Waldheim was UN chief from 1972 until 1981. Five years later, he was elected president of Austria amid charges that he belonged to a German army unit that committed atrocities in the Balkans during World War II.
His denials of any wrongdoing failed to stop him becoming a virtual outcast on the international diplomatic stage.
International outcast
Israel recalled its ambassador from Austria and boycotted his inauguration as president. The United States put the Austrian president on its "watch list" of potential undesirables in April 1987 while scores of other countries snubbed him.
Increasingly isolated internationally and at home, he fell back on responses also given by many former Nazis: "I was only doing my duty" and "I have only obeyed orders."
Waldheim also refused to resign and served out a full term as president. But he did not stand for a second term in 1992.
The controversy first erupted in March 1986 when an Austrian newsweekly published a photocopy of his 1939 German army service record revealing that he had been a member of the SA, the Nazi party's political militia, since 1938, the year Austria was annexed by Germany.
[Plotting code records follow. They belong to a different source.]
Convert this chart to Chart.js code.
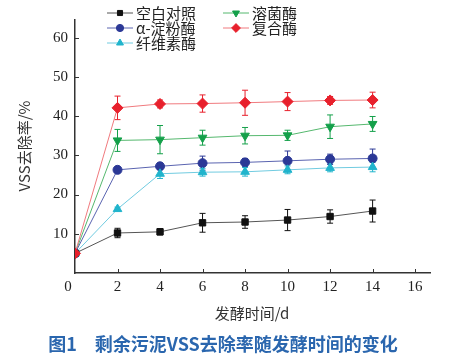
<!DOCTYPE html>
<html>
<head>
<meta charset="utf-8">
<script src="https://cdn.jsdelivr.net/npm/chart.js@4/dist/chart.umd.min.js"></script>
<style>
  body { margin: 0; background: #fff; }
</style>
</head>
<body>
<canvas id="grafico" width="453" height="358"></canvas>
<script>
// dias de fermentacao
const dias = [0, 2, 4, 6, 8, 10, 12, 14];
const xTicks = [0, 2, 4, 6, 8, 10, 12, 14, 16];
const yTicks = [0, 10, 20, 30, 40, 50, 60];

const nomes = ['空白对照', 'α-淀粉酶', '纤维素酶', '溶菌酶', '复合酶'];

const kongbai = [5.0, 10.2, 10.5, 12.8, 13.0, 13.5, 14.4, 15.8];
const kongbaiErr = [0, 1.2, 0.8, 2.4, 1.6, 2.7, 1.7, 2.8];

const dianfen = [5.0, 26.3, 27.2, 28.0, 28.2, 28.6, 29.0, 29.2];
const dianfenErr = [0, 0.8, 0.8, 1.8, 1.0, 2.5, 1.3, 2.4];

const xianwei = [5.0, 16.3, 25.3, 25.7, 25.8, 26.3, 26.8, 27.0];
const xianweiErr = [0, 0.5, 1.2, 1.0, 1.1, 1.0, 1.0, 1.2];

const rongjun = [5.0, 33.8, 34.0, 34.5, 35.0, 35.1, 37.3, 38.0];
const rongjunErr = [0, 2.8, 3.6, 1.9, 2.1, 1.3, 3.0, 1.9];

const fuhe = [5.0, 42.1, 43.1, 43.2, 43.4, 43.7, 44.0, 44.1];
const fuheErr = [0, 3.0, 1.0, 2.2, 3.2, 2.3, 1.0, 2.0];

function pontos(valores) {
    return dias.map((d, i) => ({ x: d, y: valores[i] }));
}

function serie(label, valores, erros, cor, corLinha, estilo, raio, rot) {
    return {
        label: label,
        data: pontos(valores),
        erros: erros,
        borderColor: corLinha,
        backgroundColor: cor,
        pointBorderColor: cor,
        pointBackgroundColor: cor,
        pointStyle: estilo,
        pointRadius: raio,
        pointRotation: rot || 0,
        borderWidth: 1,
        tension: 0,
        clip: { left: 0, top: false, right: false, bottom: false }
    };
}

// chart.js desenha o indice 0 por cima
const datasets = [
    serie(nomes[4], fuhe, fuheErr, '#e8202c', '#f07a7e', 'rectRot', 5.5),
    serie(nomes[0], kongbai, kongbaiErr, '#111111', '#555555', 'rect', 4.5),
    serie(nomes[2], xianwei, xianweiErr, '#20b4cc', '#70cbe0', 'triangle', 5),
    serie(nomes[1], dianfen, dianfenErr, '#2b3896', '#5a64b0', 'circle', 4.5),
    serie(nomes[3], rongjun, rongjunErr, '#14a04a', '#55b86e', 'triangle', 5, 180)
];

const legenda = [
    { nome: nomes[0], ds: 1, x: 107, y: 13 },
    { nome: nomes[1], ds: 3, x: 107, y: 28 },
    { nome: nomes[2], ds: 2, x: 107, y: 43 },
    { nome: nomes[3], ds: 4, x: 223, y: 13 },
    { nome: nomes[4], ds: 0, x: 223, y: 28 }
];

const extras = {
    id: 'extras',
    beforeDatasetsDraw(chart) {
        const ctx = chart.ctx;
        const xs = chart.scales.x, ys = chart.scales.y;
        ctx.save();
        chart.data.datasets.forEach(ds => {
            ctx.strokeStyle = ds.pointBorderColor;
            ctx.lineWidth = 1;
            ds.data.forEach((p, i) => {
                const e = ds.erros[i];
                if (!e) return;
                const px = xs.getPixelForValue(p.x);
                const y1 = ys.getPixelForValue(p.y + e);
                const y2 = ys.getPixelForValue(p.y - e);
                ctx.beginPath();
                ctx.moveTo(px, y1); ctx.lineTo(px, y2);
                ctx.moveTo(px - 3, y1); ctx.lineTo(px + 3, y1);
                ctx.moveTo(px - 3, y2); ctx.lineTo(px + 3, y2);
                ctx.stroke();
            });
        });
        ctx.restore();
    },
    afterDraw(chart) {
        const ctx = chart.ctx;
        const xs = chart.scales.x, ys = chart.scales.y;
        const area = chart.chartArea;
        ctx.save();
        // marcas dos ticks para dentro
        ctx.strokeStyle = '#333';
        ctx.lineWidth = 1;
        ctx.beginPath();
        yTicks.forEach(v => {
            if (v === 0) return;
            const py = Math.round(ys.getPixelForValue(v)) + 0.5;
            ctx.moveTo(area.left, py); ctx.lineTo(area.left + 4, py);
        });
        xTicks.forEach(v => {
            if (v === 0) return;
            const px = Math.round(xs.getPixelForValue(v)) + 0.5;
            ctx.moveTo(px, area.bottom); ctx.lineTo(px, area.bottom - 4);
        });
        ctx.stroke();

        // origem
        ctx.fillStyle = '#222';
        ctx.font = '15px "Liberation Serif"';
        ctx.textAlign = 'center';
        ctx.textBaseline = 'middle';
        ctx.fillText('0', area.left - 7, area.bottom + 14);

        // titulo eixo x
        ctx.font = '15px "Noto Sans CJK SC"';
        ctx.fillStyle = '#333';
        ctx.fillText('发酵时间/d', 252, 313);

        // titulo eixo y
        ctx.save();
        ctx.translate(24, 146);
        ctx.rotate(-Math.PI / 2);
        ctx.fillText('VSS去除率/%', 0, 0);
        ctx.restore();

        // legenda
        ctx.textAlign = 'left';
        legenda.forEach(item => {
            const ds = chart.data.datasets[item.ds];
            ctx.strokeStyle = ds.borderColor;
            ctx.lineWidth = 1;
            ctx.beginPath();
            ctx.moveTo(item.x, item.y); ctx.lineTo(item.x + 26, item.y);
            ctx.stroke();
            ctx.fillStyle = ds.pointBackgroundColor;
            ctx.strokeStyle = ds.pointBorderColor;
            Chart.helpers.drawPoint(ctx, {
                pointStyle: ds.pointStyle,
                radius: ds.pointRadius * 0.8,
                rotation: ds.pointRotation,
                borderWidth: 1
            }, item.x + 13, item.y);
            ctx.fillStyle = '#222';
            ctx.font = '15px "Noto Sans CJK SC"';
            ctx.fillText(item.nome, item.x + 29, item.y);
        });

        // legenda da figura
        ctx.textAlign = 'center';
        ctx.fillStyle = '#2a66ae';
        ctx.font = 'bold 18px "Noto Sans CJK SC"';
        ctx.fillText('图1\u3000剩余污泥VSS去除率随发酵时间的变化', 223, 344);
        ctx.restore();
    }
};

const grafico = document.getElementById('grafico').getContext('2d');

let chart = new Chart(grafico, {
    type: 'line',
    data: { datasets: datasets },
    options: {
        responsive: false,
        animation: false,
        layout: { padding: { top: 20, right: 23, left: 0, bottom: 0 } },
        plugins: { legend: { display: false }, tooltip: { enabled: false } },
        scales: {
            x: {
                type: 'linear',
                min: 0,
                max: 16.7,
                afterBuildTicks: s => { s.ticks = xTicks.map(v => ({ value: v })); },
                afterFit: s => { s.height = 85; },
                grid: { drawOnChartArea: false, drawTicks: false },
                border: { color: '#333', width: 1.5 },
                ticks: {
                    padding: 5,
                    color: '#222',
                    font: { family: '"Liberation Serif"', size: 15 },
                    maxRotation: 0,
                    callback: v => v === 0 ? '' : v
                }
            },
            y: {
                min: 0,
                max: 64.5,
                afterBuildTicks: s => { s.ticks = yTicks.map(v => ({ value: v })); },
                afterFit: s => { s.width = 75; },
                grid: { drawOnChartArea: false, drawTicks: false },
                border: { color: '#333', width: 1.5 },
                ticks: {
                    padding: 7,
                    color: '#222',
                    font: { family: '"Liberation Serif"', size: 15 },
                    callback: v => v === 0 ? '' : v
                }
            }
        }
    },
    plugins: [extras]
});
</script>
</body>
</html>
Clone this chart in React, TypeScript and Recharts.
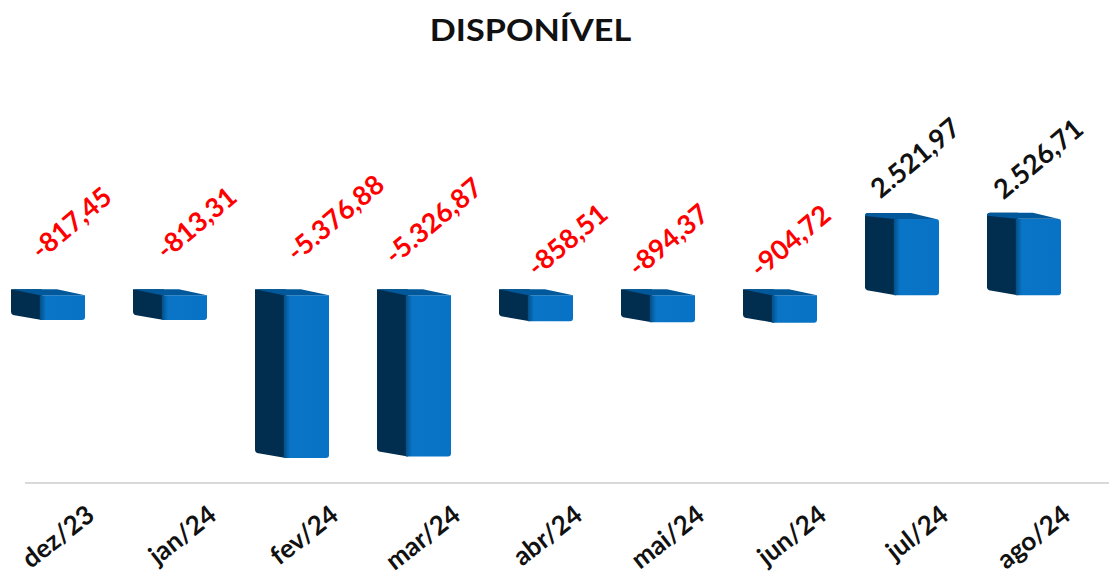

"I did not speak or want to speak much about the war years," he said. But this "was certainly not a strategy of deceit."
Further accusations
The World Jewish Congress, the New York Times and other newspapers published a series of wartime documents during his campaign for the presidential elections casting doubts on his account of his activities.
They included accusations that he was involved in crimes against Yugoslav partisans and in the deportation of Jews from Greece in 1942.
Waldheim said he did not remember his whereabouts in the critical 1941-44 period: according to his autobiography he was wounded on the Russian front in December 1941 and "ended his law studies in Vienna in 1944," leaving a blank of over two years.
He later said that he served as low-ranking army officer without real authority in the Balkans and was posted in Yugoslavia and Greece.